Let's talk about TLS first: the open source version of Varnish currently doesn't support native TLS. While the commercial version does, but for the open source version of Varnish, you need to terminate TLS.

We developed our own TLS proxy. It's called Hitch and works really well with Varnish. See https://www.varnish-software.com/developers/tutorials/terminate-tls-varnish-hitch/ for a tutorial.

But one could argue that if you're already committed to using Nginx, you might as well use it to terminate the TLS session before connecting to Varnish.

The other reason could be static data. Don't get me wrong: Varnish is great at caching static data and might even be faster than Nginx at it. However, in Varnish caching of large volumes of static data might eat away from your caching space.

In Varnish you need to assign how much memory will be used for caching. If you only have 1GB of memory assigned and have 2GB of static files to cache, your cache may end up completely full. That's not a big issue, because the Least Recently Used algorithm will automatically clear space by removing long tail content.

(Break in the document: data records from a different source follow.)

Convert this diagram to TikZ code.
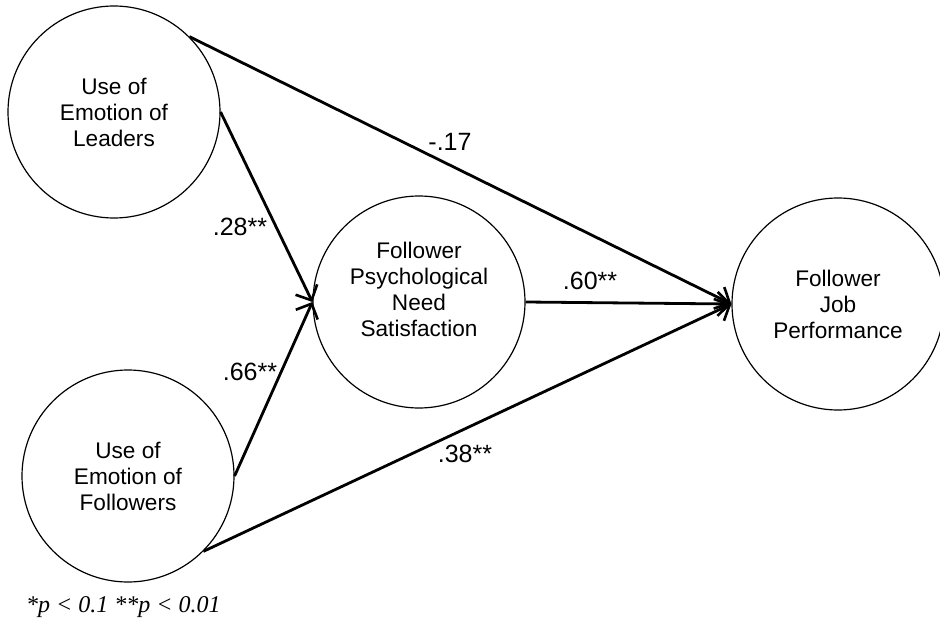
\documentclass[tikz,border=0pt]{standalone}
\usepackage{fontspec}
\setmainfont{Liberation Sans}
\newfontfamily\notefont{Liberation Serif}
\usetikzlibrary{arrows.meta}
\begin{document}
\begin{tikzpicture}[x=1pt,y=-1pt,
  circ/.style={circle,draw=black,line width=1.2pt,minimum size=212pt,inner sep=0pt,
    align=center,font=\fontsize{22.6}{26}\selectfont},
  txt/.style={align=center,font=\fontsize{22.6}{26}\selectfont,inner sep=0pt},
  coef/.style={font=\fontsize{25}{28}\selectfont,inner sep=0pt},
  conn/.style={line width=2.8pt,-{Straight Barb[length=12pt,width=24pt,line width=2.6pt]}}]
\useasboundingbox (0,0) rectangle (940,623);
\node[circ] (L) at (114,112) {Use of\\Emotion of\\Leaders};
\node[circ] (F) at (128,476) {Use of\\Emotion of\\Followers};
\node[circ] (M) at (419,302) {};
\node[txt] (Mt) at (419,289) {Follower\\Psychological\\Need\\Satisfaction};
\node[circ] (R) at (838,304) {Follower\\Job\\Performance};
\draw[conn] (L.45) -- (R.west);
\draw[conn] (L.east) -- (M.west);
\draw[conn] (F.east) -- (M.west);
\draw[conn] (F.-45) -- (R.west);
\draw[conn] (M.east) -- (R.west);
\node[coef] (c1) at (450,142) {-.17};
\node[coef] (c2) at (240,227) {.28**};
\node[coef] (c3) at (250,372) {.66**};
\node[coef] (c4) at (590,281) {.60**};
\node[coef] (c5) at (465,454) {.38**};
\node[anchor=west,inner sep=0pt,font=\notefont\itshape\fontsize{24}{26}\selectfont] (note) at (26,607) {*p < 0.1 **p < 0.01};
\end{tikzpicture}
\end{document}
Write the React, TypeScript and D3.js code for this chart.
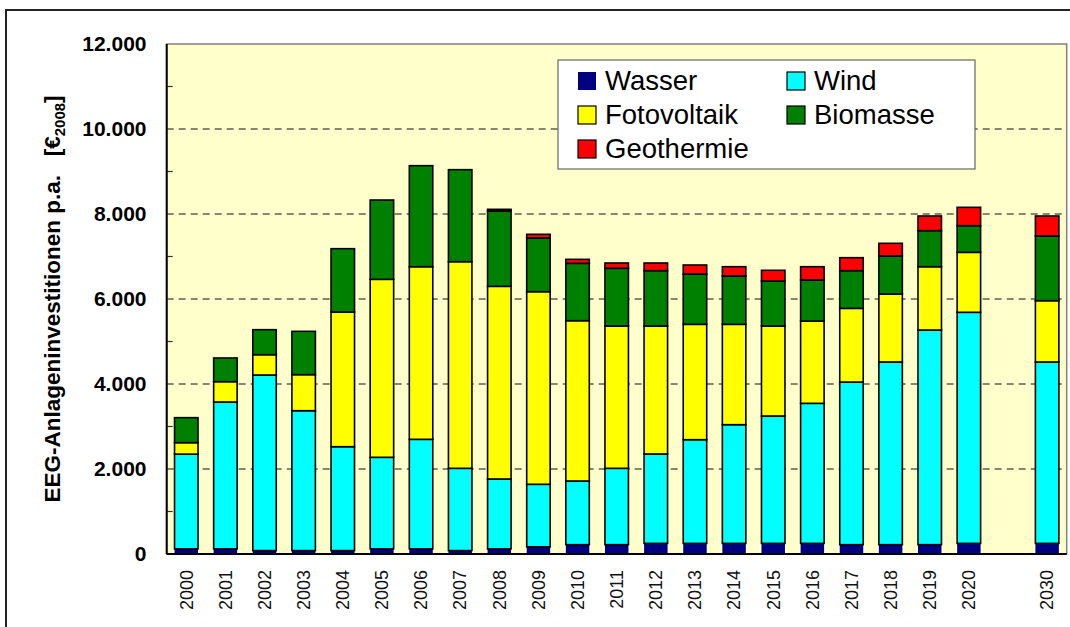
import React, { useEffect, useRef } from "react";
import * as d3 from "d3";

const years = ["2000","2001","2002","2003","2004","2005","2006","2007","2008","2009","2010","2011","2012","2013","2014","2015","2016","2017","2018","2019","2020","2030"];
const wasser = [120,120,80,80,80,120,120,80,120,170,220,220,250,250,250,250,250,220,220,220,250,250];
const wind = [2230,3456,4132,3292,2445,2155,2578,1936,1645,1470,1498,1796,2103,2440,2793,2997,3295,3825,4298,5050,5437,4268];
const fotovoltaik = [270,479,478,848,3169,4188,4062,4862,4533,4532,3772,3349,3012,2714,2361,2118,1937,1735,1600,1490,1411,1443];
const biomasse = [588,557,588,1019,1490,1866,2377,2165,1772,1263,1349,1357,1302,1184,1137,1059,965,887,894,848,627,1521];
const geothermie = [0,0,0,0,0,0,0,0,40,87,94,125,180,212,219,251,313,305,298,345,432,471];
const yTicks = [0,2000,4000,6000,8000,10000,12000];
const minorTicks = [1000,3000,5000,7000,9000,11000];

const seriesKeys = ["Wasser","Wind","Fotovoltaik","Biomasse","Geothermie"];
const seriesColors = ["#000080","#00FFFF","#FFFF00","#008000","#FF0000"];

export default function App() {
  const ref = useRef<SVGSVGElement>(null);

  useEffect(() => {
    const svg = d3.select(ref.current);
    svg.selectAll("*").remove();

    const left = 166.7, right = 1066.7, top = 44, bottom = 554;

    // slots: one empty slot between 2020 and 2030
    const slots = years.slice(0, -1).concat(["gap", years[years.length - 1]]);
    const x = d3.scaleBand().domain(slots).range([left, right]).paddingInner(0.4).paddingOuter(0.2);
    const y = d3.scaleLinear().domain([0, 12000]).range([bottom, top]);

    const table = years.map((yr, i) => ({
      year: yr,
      Wasser: wasser[i],
      Wind: wind[i],
      Fotovoltaik: fotovoltaik[i],
      Biomasse: biomasse[i],
      Geothermie: geothermie[i],
    }));
    const stacked = d3.stack<any>().keys(seriesKeys)(table);

    // outer frame
    svg.append("path")
      .attr("d", "M6,627 V10 H1070")
      .attr("fill", "none")
      .attr("stroke", "#222")
      .attr("stroke-width", 2);

    // plot background
    svg.append("rect")
      .attr("x", left).attr("y", top)
      .attr("width", right - left).attr("height", bottom - top)
      .attr("fill", "#FFFFCC")
      .attr("stroke", "#808080")
      .attr("stroke-width", 1.5);

    // grid lines
    svg.append("g").selectAll("line")
      .data(yTicks.filter(d => d > 0 && d < 12000))
      .enter().append("line")
      .attr("x1", left).attr("x2", right)
      .attr("y1", d => y(d)).attr("y2", d => y(d))
      .attr("stroke", "#111")
      .attr("stroke-width", 1)
      .attr("stroke-dasharray", "7,5");

    // minor ticks
    svg.append("g").selectAll("line")
      .data(minorTicks)
      .enter().append("line")
      .attr("x1", left).attr("x2", left + 6)
      .attr("y1", d => y(d)).attr("y2", d => y(d))
      .attr("stroke", "#333")
      .attr("stroke-width", 1.2);

    // bars
    const g = svg.append("g");
    stacked.forEach((layer, li) => {
      g.append("g").selectAll("rect")
        .data(layer.filter(d => d[1] - d[0] > 0))
        .enter().append("rect")
        .attr("x", d => x(d.data.year) as number)
        .attr("width", x.bandwidth())
        .attr("y", d => y(d[1]))
        .attr("height", d => y(d[0]) - y(d[1]))
        .attr("fill", seriesColors[li])
        .attr("stroke", li === 0 ? "none" : "#000")
        .attr("stroke-width", 1.6);
    });

    // axes lines
    svg.append("line")
      .attr("x1", left).attr("x2", left).attr("y1", top).attr("y2", bottom)
      .attr("stroke", "#000").attr("stroke-width", 2);
    svg.append("line")
      .attr("x1", left).attr("x2", right).attr("y1", bottom).attr("y2", bottom)
      .attr("stroke", "#000").attr("stroke-width", 2);

    // y tick labels
    svg.append("g").selectAll("text")
      .data(yTicks)
      .enter().append("text")
      .attr("x", 146.5)
      .attr("y", d => y(d))
      .attr("dy", "0.34em")
      .attr("text-anchor", "end")
      .attr("font-family", "Liberation Sans, Arial, sans-serif")
      .attr("font-weight", "bold")
      .attr("font-size", 21)
      .text(d => d === 0 ? "0" : d3.format(",")(d).replace(/,/g, "."));

    // x tick labels
    svg.append("g").selectAll("text")
      .data(years)
      .enter().append("text")
      .attr("transform", d => `translate(${(x(d) as number) + x.bandwidth() / 2},570) rotate(-90)`)
      .attr("dy", "0.35em")
      .attr("text-anchor", "end")
      .attr("font-family", "Liberation Sans, Arial, sans-serif")
      .attr("font-size", 18)
      .attr("fill", "#111")
      .text(d => d);

    // y axis title
    const yt = svg.append("text")
      .attr("transform", `translate(60,${(top + bottom) / 2}) rotate(-90)`)
      .attr("text-anchor", "middle")
      .attr("font-family", "Liberation Sans, Arial, sans-serif")
      .attr("font-weight", "bold")
      .attr("font-size", 22.5);
    yt.append("tspan").text("EEG-Anlageninvestitionen p.a.\u00a0\u00a0\u00a0[€");
    yt.append("tspan").attr("font-size", 15).attr("dy", 5).text("2008");
    yt.append("tspan").attr("dy", -5).text("]");

    // legend
    const lg = svg.append("g");
    lg.append("rect")
      .attr("x", 558).attr("y", 60).attr("width", 417).attr("height", 109)
      .attr("fill", "#fff").attr("stroke", "#666").attr("stroke-width", 1.2);
    const legendPos = [[578, 72], [787, 72], [578, 106], [787, 106], [578, 140]];
    const legendOrder = [0, 1, 2, 3, 4];
    legendOrder.forEach((si, k) => {
      const [lx, ly] = legendPos[k];
      lg.append("rect")
        .attr("x", lx).attr("y", ly).attr("width", 18).attr("height", 18)
        .attr("fill", seriesColors[si])
        .attr("stroke", si === 0 ? "none" : "#000").attr("stroke-width", 1.2);
      lg.append("text")
        .attr("x", lx + 27).attr("y", ly + 17.5)
        .attr("font-family", "Liberation Sans, Arial, sans-serif")
        .attr("font-size", 27.5)
        .text(seriesKeys[si]);
    });
  }, []);

  return (
    <svg
      ref={ref}
      width={1070}
      height={627}
      style={{ position: "absolute", left: 0, top: 0, background: "#fff" }}
    />
  );
}
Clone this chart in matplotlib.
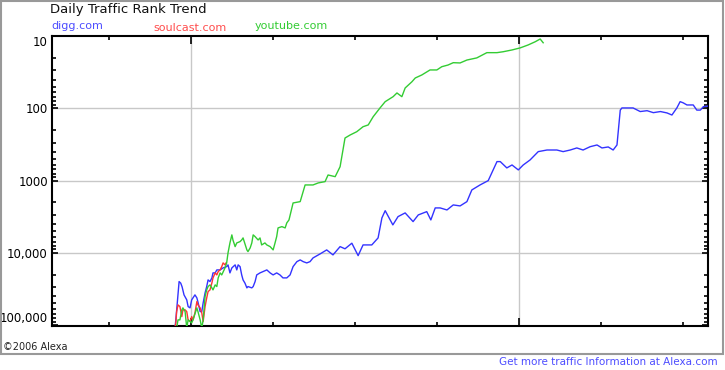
import matplotlib
matplotlib.use("Agg")
import matplotlib.pyplot as plt
from matplotlib.patches import Rectangle
from matplotlib.ticker import FixedLocator, FixedFormatter, LogLocator, NullFormatter

# day index (0 = left edge of the chart) and daily traffic rank
digg_days = [45.0, 45.3, 46.5, 47.1, 47.6, 48.3, 49.3, 49.8, 50.5, 51.1, 52.3, 53.0, 53.4,
             54.2, 54.8, 55.3, 56.0, 56.6, 57.1, 57.8, 58.5, 58.9, 59.7, 60.3, 61.5, 62.6,
             63.9, 64.4, 65.1, 65.8, 67.0, 67.6, 68.1, 68.8, 69.4, 69.9, 70.6, 71.3, 71.7,
             73.1, 73.6, 74.3, 74.9, 76.1, 77.2, 78.6, 79.8, 80.9, 82.2, 83.4, 84.5, 85.9,
             87.1, 88.2, 89.6, 90.8, 91.9, 93.2, 94.4, 95.5, 98.1, 100.5, 102.8, 105.4, 107.2,
             109.7, 112.0, 113.8, 117.0, 119.3, 120.7, 121.9, 124.7, 126.6, 129.2, 132.1,
             134.0, 137.1, 138.6, 140.2, 142.0, 144.5, 146.8, 149.3, 151.8, 153.6, 156.6,
             159.6, 162.8, 164.0, 166.4, 168.3, 170.6, 172.4, 174.9, 177.9, 181.1, 184.7,
             187.0, 189.6, 192.0, 194.3, 196.9, 199.4, 201.2, 203.5, 205.3, 206.7, 207.9,
             208.5, 212.6, 215.2, 217.7, 220.0, 222.6, 225.0, 226.8, 228.6, 229.8, 230.9,
             232.3, 234.6, 235.9, 237.2, 238.3, 240.1]
digg_rank = [110000, 84700, 25010, 26310, 29620, 38210, 44800, 55500, 57800, 44800, 38210,
             42070, 48000, 65100, 65100, 49300, 35880, 29310, 23710, 25010, 22240, 18970,
             18970, 17250, 17250, 16180, 15520, 14690, 18970, 16180, 14690, 17250, 14690,
             15520, 20230, 23710, 26310, 30580, 29310, 30580, 29310, 25010, 20230, 18970,
             18200, 17250, 18970, 20230, 18970, 20230, 22240, 22240, 20230, 15520, 13250,
             12540, 13250, 13800, 13250, 11770, 10350, 9120, 10690, 8210, 8800, 7365, 10940,
             7780, 7780, 6223, 3289, 2612, 4110, 3157, 2806, 3700, 2992, 2694, 3508, 2393,
             2393, 2553, 2175, 2245, 1958, 1349, 1151, 1002, 547, 547, 669, 609, 713, 609,
             519, 398, 378, 378, 398, 378, 354, 378, 340, 322, 354, 343, 378, 322, 106, 99,
             99, 111, 108, 115, 111, 116, 124, 99, 81, 84, 90, 90, 106, 106, 95, 93]

soulcast_days = [45.0, 45.3, 45.6, 46.1, 46.8, 47.5, 47.9, 48.7, 49.3, 49.8, 50.5, 51.1,
                 51.6, 52.3, 53.0, 53.4, 54.2, 54.8, 55.3, 56.0, 56.6, 57.1, 57.8, 58.5,
                 58.9, 59.7, 60.3, 60.8, 61.5, 62.1, 62.6, 63.3, 63.7]
soulcast_rank = [110000, 93300, 65100, 52600, 55500, 76300, 61600, 61600, 65100, 84700,
                 89500, 76300, 84700, 67800, 47300, 52600, 57800, 67800, 89500, 55500,
                 42070, 34410, 32610, 26080, 22240, 18970, 20230, 18200, 17250, 15520,
                 13800, 14690, 13800]

youtube_days = [45.6, 46.1, 46.8, 47.5, 47.9, 48.7, 49.3, 49.8, 51.1, 51.6, 53.0, 53.4,
                54.2, 54.8, 55.3, 56.0, 56.6, 57.1, 57.8, 58.5, 58.9, 59.7, 60.3, 60.8,
                61.5, 62.1, 63.3, 63.9, 64.4, 65.1, 65.8, 66.2, 67.0, 67.6, 68.8, 69.4,
                69.9, 71.3, 71.7, 72.5, 73.1, 73.6, 74.3, 75.4, 76.1, 76.7, 77.9, 78.6,
                79.8, 80.9, 81.6, 82.2, 82.7, 84.1, 85.3, 85.9, 86.7, 88.2, 90.8, 92.6,
                95.5, 97.4, 99.9, 101.0, 103.6, 105.4, 107.2, 109.1, 111.5, 113.8, 115.7,
                117.5, 120.0, 121.9, 124.8, 126.2, 128.0, 129.2, 131.7, 132.9, 135.3,
                138.3, 140.8, 142.6, 144.9, 146.8, 149.3, 151.8, 155.4, 159.1, 162.8,
                165.1, 168.3, 171.3, 174.2, 176.8, 178.6, 179.7]
youtube_rank = [110000, 84700, 84700, 61600, 57800, 65100, 110000, 84700, 93300, 84700,
                57800, 65100, 84700, 110000, 84700, 40330, 32610, 29310, 27800, 30580,
                32610, 27800, 29310, 22240, 18970, 20230, 16180, 13800, 10030, 7300, 5650,
                6640, 8210, 7300, 7000, 6640, 6223, 9120, 9620, 8550, 7300, 5650, 5970,
                6640, 6223, 7780, 7300, 7780, 8210, 9120, 7300, 5970, 4525, 4343, 4525,
                3855, 3508, 2043, 1958, 1151, 1151, 1079, 1035, 838, 884, 643, 258, 234,
                211, 180, 170, 131, 99, 81, 69.1, 61.4, 69.1, 52.4, 42.9, 38.1, 34.6,
                29.5, 29.5, 26.6, 25.2, 23.4, 23.6, 21.5, 20.1, 17.0, 17.0, 16.5, 15.6,
                14.6, 13.3, 12.0, 11.0, 12.4]

month_ticks = [21, 51, 81, 111, 141, 171, 201, 231]
grid_days = [51, 171]
rank_ticks = [10, 100, 1000, 10000, 100000]
rank_labels = ["10", "100", "1000", "10,000", "100,000"]

fig = plt.figure(figsize=(7.25, 3.7), dpi=100)
ax = fig.add_axes([52 / 725, 44 / 370, 656 / 725, 290 / 370])

ax.plot(digg_days, digg_rank, color="#3333ff", lw=1.0, zorder=3)
ax.plot(soulcast_days, soulcast_rank, color="#ff3333", lw=1.0, zorder=3)
ax.plot(youtube_days, youtube_rank, color="#33cc33", lw=1.0, zorder=3)

ax.set_yscale("log")
ax.set_ylim(103000, 10)
ax.set_xlim(0, 240)

ax.yaxis.set_major_locator(FixedLocator(rank_ticks))
ax.yaxis.set_major_formatter(FixedFormatter(rank_labels))
ax.yaxis.set_minor_locator(LogLocator(base=10, subs=range(2, 10)))
ax.yaxis.set_minor_formatter(NullFormatter())

ax.xaxis.set_major_locator(FixedLocator(grid_days))
ax.xaxis.set_minor_locator(FixedLocator([d for d in month_ticks if d not in grid_days]))
ax.set_xticklabels([])

ax.tick_params(axis="both", which="both", direction="in", top=True, right=True,
               width=1.2, color="black")
ax.tick_params(axis="both", which="major", length=6)
ax.tick_params(axis="both", which="minor", length=3)
ax.tick_params(axis="y", which="major", length=4, labelsize=8.5, pad=3)

for i, lab in enumerate(ax.get_yticklabels()):
    if i == 0:
        lab.set_verticalalignment("top")
    elif i == len(rank_ticks) - 1:
        lab.set_verticalalignment("bottom")

for r in rank_ticks[1:-1]:
    ax.axhline(r, color="#c8c8c8", lw=1.0, zorder=1)
for d in grid_days:
    ax.axvline(d, color="#c8c8c8", lw=1.0, zorder=1)

for s in ax.spines.values():
    s.set_linewidth(1.5)

fig.text(50 / 725, 1 - 10 / 370, "Daily Traffic Rank Trend", fontsize=9.5,
         ha="left", va="center", color="#111111")
fig.text(51 / 725, 1 - 26 / 370, "digg.com", fontsize=8, color="#4d4dff",
         ha="left", va="center")
fig.text(153 / 725, 1 - 28 / 370, "soulcast.com", fontsize=8, color="#ff4d4d",
         ha="left", va="center")
fig.text(255 / 725, 1 - 26 / 370, "youtube.com", fontsize=8, color="#33cc33",
         ha="left", va="center")
fig.text(3 / 725, 1 - 347 / 370, "©2006 Alexa", fontsize=7, color="#222222",
         ha="left", va="center")
fig.text(718 / 725, 1 - 362 / 370, "Get more traffic Information at Alexa.com",
         fontsize=7.5, color="#4d4dff", ha="right", va="center")

# grey frame around the chart area
fig.patches.append(Rectangle((1 / 725, 1 - 354 / 370), 722 / 725, 353 / 370,
                             transform=fig.transFigure, fill=False,
                             edgecolor="#999999", lw=1.5))

fig.savefig("out.png", dpi=100)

But if that is not acceptable, Nginx can still be used.

If your static file collection is 1GB, but your cache is bigger, you don't really need to add Nginx.

Predaytor avatar
ir flag
Very thank you. Great explanation.
Predaytor avatar
ir flag
Does Nginx use memory like Varnish or disk directly (is it fast?) to serve static assets? Should I only use something like `location ~ {regex} { add_header Cache-Control "public , max-age=31536000"; }`? Will this rule only target the client browser or does it work like in Varnish (for `max-age`, shared cache for browser and CDN)? Thank you.
Thijs Feryn avatar
in flag
Nginx will only send the `Cache-Control` headers to the browser. However, it's fast enough as a web server to serve static content directly to the client without the need to proxy it. However, dynamic requests coming from your NodeJS app will need proxy caching. See http://nginx.org/en/docs/http/ngx_http_proxy_module.html#proxy_cache for more info.
Predaytor avatar
ir flag
Thanks for answer. I've seen your videos on Varnish, it's fantastic! Also the website documentation is top-notch!